Further down the article, he notes:
We are in a risk bubble. Companies are taking on huge burn rates to justify spending the capital they are raising in these enormous financings, putting their long-term viability in jeopardy. Late-stage investors, desperately afraid of missing out on acquiring shareholding positions in possible “unicorn” companies, have essentially abandoned their traditional risk analysis. Traditional early-stage investors, institutional public investors, and anyone with extra millions are rushing in to the high-stakes, late-stage game.
What is XDR - Muji from hhypergrowth, is someone I have admired for a long time for putting out extremely high quality long form pieces. While I am not a subscriber to his premium service, he does offer one free post per month.

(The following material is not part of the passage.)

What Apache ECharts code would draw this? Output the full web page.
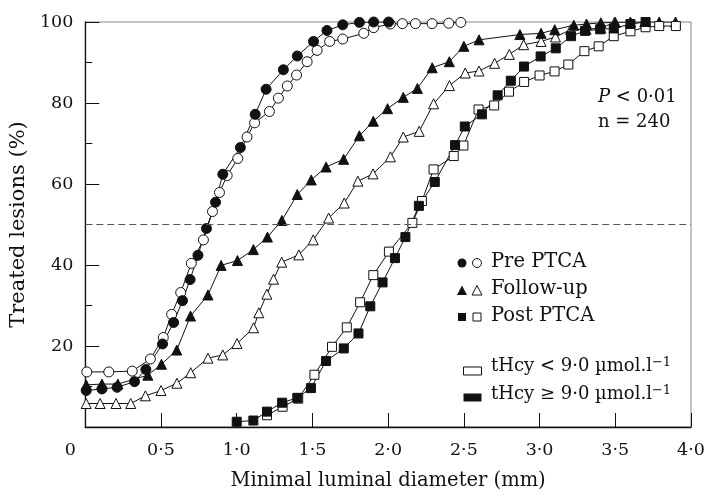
<!DOCTYPE html>
<html>
<head>
<meta charset="utf-8">
<script src="https://cdn.jsdelivr.net/npm/echarts@6/dist/echarts.min.js"></script>
<style>html,body{margin:0;padding:0;background:#fff}#c{width:709px;height:496px}</style>
</head>
<body>
<div id="c"></div>
<script>
// ---- data ----
var xTicks = [0, 0.5, 1.0, 1.5, 2.0, 2.5, 3.0, 3.5, 4.0];
var yTicks = [20, 40, 60, 80, 100];

var preLow = [[0.01,13.6],[0.155,13.6],[0.31,13.8],[0.43,16.8],[0.515,22.1],[0.57,27.8],[0.63,33.2],[0.70,40.4],[0.78,46.2],[0.84,53.2],[0.886,57.9],[0.937,62.1],[1.007,66.3],[1.068,71.6],[1.118,75.1],[1.216,77.9],[1.275,81.2],[1.334,84.2],[1.395,86.9],[1.465,90.2],[1.531,93.0],[1.614,95.2],[1.70,95.8],[1.839,97.2],[1.904,98.6],[2.014,99.5],[2.094,99.6],[2.18,99.6],[2.29,99.6],[2.40,99.7],[2.48,99.9]];
var preHigh = [[0.006,9.0],[0.11,9.4],[0.21,9.8],[0.325,11.2],[0.40,14.2],[0.51,20.5],[0.583,25.8],[0.642,31.2],[0.692,36.4],[0.744,42.4],[0.80,49.0],[0.86,55.5],[0.908,62.4],[1.024,69.0],[1.122,77.2],[1.194,83.4],[1.308,88.2],[1.40,91.6],[1.507,95.2],[1.596,97.9],[1.70,99.3],[1.81,99.9],[1.904,100],[2.003,100]];
var fuLow = [[0.006,5.8],[0.098,5.8],[0.203,5.8],[0.30,5.8],[0.397,7.7],[0.50,9.0],[0.605,10.8],[0.696,13.4],[0.81,17.0],[0.908,17.8],[1.002,20.6],[1.111,24.5],[1.146,28.2],[1.199,32.8],[1.243,36.5],[1.297,40.7],[1.41,42.5],[1.505,46.2],[1.607,51.6],[1.71,55.3],[1.80,60.7],[1.90,62.5],[2.015,66.7],[2.10,71.6],[2.205,73.0],[2.30,79.8],[2.405,84.3],[2.509,87.4],[2.60,87.9],[2.703,89.8],[2.80,92.0],[2.895,94.4],[3.01,95.2],[3.105,96.3],[3.205,98.1],[3.307,98.2],[3.405,98.5],[3.495,99.9]];
var fuHigh = [[0.006,10.4],[0.11,10.6],[0.215,10.6],[0.413,12.8],[0.503,15.5],[0.604,19.0],[0.695,27.4],[0.81,32.6],[0.897,39.9],[1.005,41.1],[1.11,43.8],[1.203,46.9],[1.298,51.0],[1.40,57.4],[1.492,61.0],[1.59,64.2],[1.706,66.1],[1.81,71.9],[1.902,75.5],[1.996,78.6],[2.10,81.4],[2.193,83.6],[2.291,88.7],[2.404,90.2],[2.50,94.0],[2.60,95.6],[2.87,96.9],[3.01,97.2],[3.10,98.1],[3.226,99.2],[3.31,99.5],[3.405,99.8],[3.50,99.9],[3.60,100],[3.695,100],[3.79,100],[3.898,100]];
var postLow = [[1.2,2.9],[1.303,5.0],[1.406,7.0],[1.513,12.9],[1.629,19.8],[1.727,24.6],[1.815,30.8],[1.902,37.5],[2.005,43.3],[2.16,50.4],[2.223,55.8],[2.30,63.6],[2.433,66.9],[2.497,69.5],[2.597,78.4],[2.70,79.4],[2.798,82.8],[2.898,85.2],[3.0,86.8],[3.099,87.8],[3.19,89.5],[3.296,92.8],[3.39,94.0],[3.49,96.5],[3.60,97.7],[3.70,98.7],[3.79,99.0],[3.90,99.0]];
var postHigh = [[1.0,1.3],[1.11,1.6],[1.2,3.8],[1.30,6.0],[1.40,7.2],[1.49,9.6],[1.59,16.3],[1.707,19.4],[1.804,23.1],[1.882,29.8],[1.963,35.7],[2.045,41.7],[2.114,46.9],[2.203,54.6],[2.308,60.5],[2.442,69.6],[2.506,74.2],[2.619,77.2],[2.723,81.9],[2.81,85.5],[2.897,89.0],[3.007,91.5],[3.107,93.5],[3.208,96.5],[3.30,97.8],[3.40,98.2],[3.49,98.4],[3.60,99.5],[3.70,100]];
var refLine = 50;

var FONT = 'DejaVu Serif';
function mk(name, data, symbol, filled, size) {
  return {
    name: name, type: 'line', data: data, symbol: symbol, symbolSize: size,
    showSymbol: true, animation: false,
    lineStyle: { color: '#111', width: 1 },
    itemStyle: filled ? { color: '#111', borderColor: '#111', borderWidth: 1 }
                      : { color: '#fff', borderColor: '#111', borderWidth: 1 },
    emphasis: { disabled: true }, z: 3
  };
}
var series = [
  mk('Pre PTCA low', preLow, 'circle', false, 10),
  mk('Pre PTCA high', preHigh, 'circle', true, 10),
  mk('Follow-up low', fuLow, 'triangle', false, 10),
  mk('Follow-up high', fuHigh, 'triangle', true, 10),
  mk('Post PTCA low', postLow, 'rect', false, 9),
  mk('Post PTCA high', postHigh, 'rect', true, 9)
];
series[0].markLine = {
  silent: true, symbol: 'none', animation: false, label: { show: false },
  lineStyle: { color: '#555', width: 1, type: [7, 4] },
  data: [{ yAxis: refLine }]
};

var chart = echarts.init(document.getElementById('c'), null, { renderer: 'canvas' });
var lx = 462, lx2 = 477, tx = 491;
chart.setOption({
  animation: false,
  backgroundColor: '#fff',
  textStyle: { fontFamily: FONT },
  grid: { left: 80, right: 18, top: 22, bottom: 57, show: true, borderColor: '#888', borderWidth: 1 },
  xAxis: {
    type: 'value', min: xTicks[0], max: xTicks[xTicks.length - 1], interval: 0.5,
    name: 'Minimal luminal diameter (mm)', nameLocation: 'middle', nameGap: 44,
    nameTextStyle: { fontFamily: FONT, fontSize: 19.5, color: '#111' },
    axisLine: { lineStyle: { color: '#111', width: 1.3 } },
    axisTick: { inside: true, length: 14, lineStyle: { color: '#111' } },
    splitLine: { show: false },
    axisLabel: {
      margin: 14, fontFamily: FONT, fontSize: 17.5, color: '#111',
      formatter: function (v) { return v === 0 ? '{z|0}' : v.toFixed(1).replace('.', '\u00B7'); },
      rich: { z: { fontFamily: FONT, fontSize: 17.5, color: '#111', padding: [0, 30, 0, 0] } }
    }
  },
  yAxis: {
    type: 'value', min: 0, max: yTicks[yTicks.length - 1], interval: 20,
    name: 'Treated lesions (%)', nameLocation: 'middle', nameGap: 52,
    nameTextStyle: { fontFamily: FONT, fontSize: 21, color: '#111' },
    axisLine: { lineStyle: { color: '#111', width: 1.3 } },
    axisTick: { inside: true, length: 14, lineStyle: { color: '#111' } },
    minorTick: { show: true, splitNumber: 2, length: 7, lineStyle: { color: '#111' } },
    splitLine: { show: false },
    axisLabel: {
      margin: 12, fontFamily: FONT, fontSize: 17.5, color: '#111',
      formatter: function (v) { return v === 0 ? '' : String(v); }
    }
  },
  series: series,
  graphic: [
    { type: 'circle', shape: { cx: lx, cy: 263, r: 4.5 }, style: { fill: '#111' } },
    { type: 'circle', shape: { cx: lx2, cy: 263, r: 4.5 }, style: { fill: '#fff', stroke: '#111', lineWidth: 1 } },
    { type: 'polygon', shape: { points: [[lx, 285.5], [lx - 5, 295], [lx + 5, 295]] }, style: { fill: '#111' } },
    { type: 'polygon', shape: { points: [[lx2, 285.5], [lx2 - 5, 295], [lx2 + 5, 295]] }, style: { fill: '#fff', stroke: '#111', lineWidth: 1 } },
    { type: 'rect', shape: { x: lx - 4, y: 313, width: 8, height: 8 }, style: { fill: '#111' } },
    { type: 'rect', shape: { x: lx2 - 4, y: 313, width: 8, height: 8 }, style: { fill: '#fff', stroke: '#111', lineWidth: 1 } },
    { type: 'rect', shape: { x: 463.5, y: 367, width: 18, height: 8 }, style: { fill: '#fff', stroke: '#111', lineWidth: 1 } },
    { type: 'rect', shape: { x: 463.5, y: 393.5, width: 18, height: 8 }, style: { fill: '#111' } },
    { type: 'text', left: tx, top: 252, style: { text: 'Pre PTCA', font: '19.5px "DejaVu Serif"', fill: '#111' } },
    { type: 'text', left: tx, top: 279, style: { text: 'Follow-up', font: '19.5px "DejaVu Serif"', fill: '#111' } },
    { type: 'text', left: tx, top: 306, style: { text: 'Post PTCA', font: '19.5px "DejaVu Serif"', fill: '#111' } },
    { type: 'text', left: tx, top: 356, style: {
        text: 'tHcy < 9\u00B70 \u00B5mol.l{s|\u22121}', fill: '#111', font: '18px "DejaVu Serif"',
        rich: { s: { fontFamily: FONT, fontSize: 13, verticalAlign: 'top', padding: [0, 0, 8, 0] } } } },
    { type: 'text', left: tx, top: 384, style: {
        text: 'tHcy \u2265 9\u00B70 \u00B5mol.l{s|\u22121}', fill: '#111', font: '18px "DejaVu Serif"',
        rich: { s: { fontFamily: FONT, fontSize: 13, verticalAlign: 'top', padding: [0, 0, 8, 0] } } } },
    { type: 'text', left: 598, top: 88, style: {
        text: '{i|P} < 0\u00B701', fill: '#111', font: '18px "DejaVu Serif"',
        rich: { i: { fontFamily: FONT, fontStyle: 'italic', fontSize: 18 } } } },
    { type: 'text', left: 598, top: 113, style: { text: 'n = 240', font: '18px "DejaVu Serif"', fill: '#111' } }
  ]
});
</script>
</body>
</html>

This post explores how end point detection providers (like Crowdstrike and Sentinelone) are expanding into Extended Detection and Response (XDR). I was a post IPO investor in Crowdstrike, and to date its been one of my most successful public market investments, so continue to watch the space closely.
Steve Jobs Stanford Commencement Speech: I was having lunch in the bay area with someone and one of the things she was talking the role that serendipity had played in her life and professional career, and how she became a venture capitalist despite not coming from a traditional VC career path. It reminded me of this quote from Steve Job’s speech at Stanford University, which I still fall back on to remind me about what’s important in life.
Again, you can’t connect the dots looking forward; you can only connect them looking backward. So you have to trust that the dots will somehow connect in your future. You have to trust in something — your gut, destiny, life, karma, whatever. This approach has never let me down, and it has made all the difference in my life.
Another quote that resonated with me from this speech was:
Your time is limited, so don’t waste it living someone else’s life. Don’t be trapped by dogma — which is living with the results of other people’s thinking. Don’t let the noise of others’ opinions drown out your own inner voice. And most important, have the courage to follow your heart and intuition. They somehow already know what you truly want to become. Everything else is secondary.
It’s an amazing speech.
Tweet of the Month
Every month I will share a Tweet I came across that I found interesting. For June, it was this Twitter thread from Sahil Bloom. If you can’t enjoy celebrating other’s success, I’d encourage you to try it. It changes your entire perspective.
Stay patient, focussed and rational.
TLG
Thanks for the shout out!
"Don’t let the noise of others’ opinions drown out your own inner voice. And most important, have the courage to follow your heart and intuition."
Quotes like these are a good reminder to always listen to how you feel. A reminder that I even needed to hear today!